## Dataset excerpt:
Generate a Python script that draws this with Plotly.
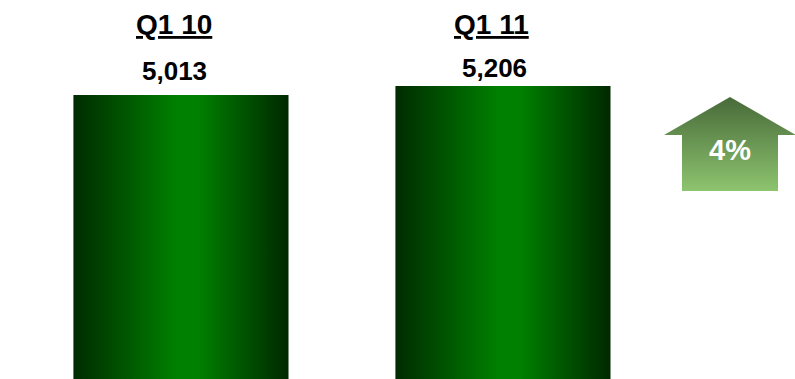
import plotly.graph_objects as go

# ---- data ----
categories = ["Q1 10", "Q1 11"]
values = [5013, 5206]
growth_pct = round((values[1] / values[0] - 1) * 100)

# ---- style / layout constants ----
W, H = 795, 379
Y_MIN, Y_MAX = -1077, 7051
X_MIN, X_MAX = -0.562, 1.907
BAR_W = 0.668
BAR_SCALE = [[0.0, "#002b00"], [0.48, "#008000"], [0.58, "#008000"], [1.0, "#002800"]]
TITLE_SHIFT = [-7, -11]
VALUE_SHIFT = [-6, -8]
TITLE_Y_PX = 24
VALUE_Y_PX = [70.5, 68]

fig = go.Figure()

for i, (cat, v) in enumerate(zip(categories, values)):
    x0, x1 = i - BAR_W / 2, i + BAR_W / 2
    fig.add_trace(go.Scatter(
        x=[x0, x1, x1, x0, x0],
        y=[Y_MIN, Y_MIN, v, v, Y_MIN],
        mode="lines", line=dict(width=0), fill="toself",
        fillgradient=dict(type="horizontal", colorscale=BAR_SCALE),
        hoverinfo="skip", showlegend=False,
    ))
    fig.add_annotation(
        x=i, y=1 - TITLE_Y_PX / H, xref="x", yref="paper",
        text=f"<b>{cat}</b>", showarrow=False, xshift=TITLE_SHIFT[i],
        yanchor="middle",
        font=dict(family="Liberation Sans, Arial", size=28, color="black",
                  lineposition="under"),
    )
    fig.add_annotation(
        x=i, y=1 - VALUE_Y_PX[i] / H, xref="x", yref="paper",
        text=f"<b>{v:,}</b>", showarrow=False, xshift=VALUE_SHIFT[i],
        yanchor="middle",
        font=dict(family="Liberation Sans, Arial", size=26, color="black"),
    )

# growth arrow (decoration in pixel space on overlay axes)
ax = [730, 796, 778, 778, 682, 682, 664, 730]
ay = [97, 135, 135, 191, 191, 135, 135, 97]
fig.add_trace(go.Scatter(
    x=ax, y=ay, xaxis="x2", yaxis="y2",
    mode="lines", line=dict(width=0), fill="toself",
    fillgradient=dict(type="vertical",
                      colorscale=[[0, "#8dc46f"], [1, "#486a39"]]),
    hoverinfo="skip", showlegend=False,
))
fig.add_annotation(
    x=730, y=150, xref="x2", yref="y2", text=f"<b>{growth_pct}%</b>",
    showarrow=False, yanchor="middle",
    font=dict(family="Liberation Sans, Arial", size=29, color="white"),
)

fig.update_layout(
    width=W, height=H,
    margin=dict(l=0, r=0, t=0, b=0),
    paper_bgcolor="white", plot_bgcolor="white",
    xaxis=dict(range=[X_MIN, X_MAX], visible=False, fixedrange=True),
    yaxis=dict(range=[Y_MIN, Y_MAX], visible=False, fixedrange=True),
    xaxis2=dict(range=[0, W], visible=False, overlaying="x", fixedrange=True),
    yaxis2=dict(range=[H, 0], visible=False, overlaying="y", fixedrange=True),
    showlegend=False,
)

fig.write_html("out.html", config={"displayModeBar": False},
               post_script="document.body.style.margin='0';")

## Directions for this task:
Using the data above, print every line exactly, omitting pictures.

## Result of this task:
Generate a Python script that draws this with Plotly.
import plotly.graph_objects as go

# ---- data ----
categories = ["Q1 10", "Q1 11"]
values = [5013, 5206]
growth_pct = round((values[1] / values[0] - 1) * 100)

# ---- style / layout constants ----
W, H = 795, 379
Y_MIN, Y_MAX = -1077, 7051
X_MIN, X_MAX = -0.562, 1.907
BAR_W = 0.668
BAR_SCALE = [[0.0, "#002b00"], [0.48, "#008000"], [0.58, "#008000"], [1.0, "#002800"]]
TITLE_SHIFT = [-7, -11]
VALUE_SHIFT = [-6, -8]
TITLE_Y_PX = 24
VALUE_Y_PX = [70.5, 68]

fig = go.Figure()

for i, (cat, v) in enumerate(zip(categories, values)):
    x0, x1 = i - BAR_W / 2, i + BAR_W / 2
    fig.add_trace(go.Scatter(
        x=[x0, x1, x1, x0, x0],
        y=[Y_MIN, Y_MIN, v, v, Y_MIN],
        mode="lines", line=dict(width=0), fill="toself",
        fillgradient=dict(type="horizontal", colorscale=BAR_SCALE),
        hoverinfo="skip", showlegend=False,
    ))
    fig.add_annotation(
        x=i, y=1 - TITLE_Y_PX / H, xref="x", yref="paper",
        text=f"<b>{cat}</b>", showarrow=False, xshift=TITLE_SHIFT[i],
        yanchor="middle",
        font=dict(family="Liberation Sans, Arial", size=28, color="black",
                  lineposition="under"),
    )
    fig.add_annotation(
        x=i, y=1 - VALUE_Y_PX[i] / H, xref="x", yref="paper",
        text=f"<b>{v:,}</b>", showarrow=False, xshift=VALUE_SHIFT[i],
        yanchor="middle",
        font=dict(family="Liberation Sans, Arial", size=26, color="black"),
    )

# growth arrow (decoration in pixel space on overlay axes)
ax = [730, 796, 778, 778, 682, 682, 664, 730]
ay = [97, 135, 135, 191, 191, 135, 135, 97]
fig.add_trace(go.Scatter(
    x=ax, y=ay, xaxis="x2", yaxis="y2",
    mode="lines", line=dict(width=0), fill="toself",
    fillgradient=dict(type="vertical",
                      colorscale=[[0, "#8dc46f"], [1, "#486a39"]]),
    hoverinfo="skip", showlegend=False,
))
fig.add_annotation(
    x=730, y=150, xref="x2", yref="y2", text=f"<b>{growth_pct}%</b>",
    showarrow=False, yanchor="middle",
    font=dict(family="Liberation Sans, Arial", size=29, color="white"),
)

fig.update_layout(
    width=W, height=H,
    margin=dict(l=0, r=0, t=0, b=0),
    paper_bgcolor="white", plot_bgcolor="white",
    xaxis=dict(range=[X_MIN, X_MAX], visible=False, fixedrange=True),
    yaxis=dict(range=[Y_MIN, Y_MAX], visible=False, fixedrange=True),
    xaxis2=dict(range=[0, W], visible=False, overlaying="x", fixedrange=True),
    yaxis2=dict(range=[H, 0], visible=False, overlaying="y", fixedrange=True),
    showlegend=False,
)

fig.write_html("out.html", config={"displayModeBar": False},
               post_script="document.body.style.margin='0';")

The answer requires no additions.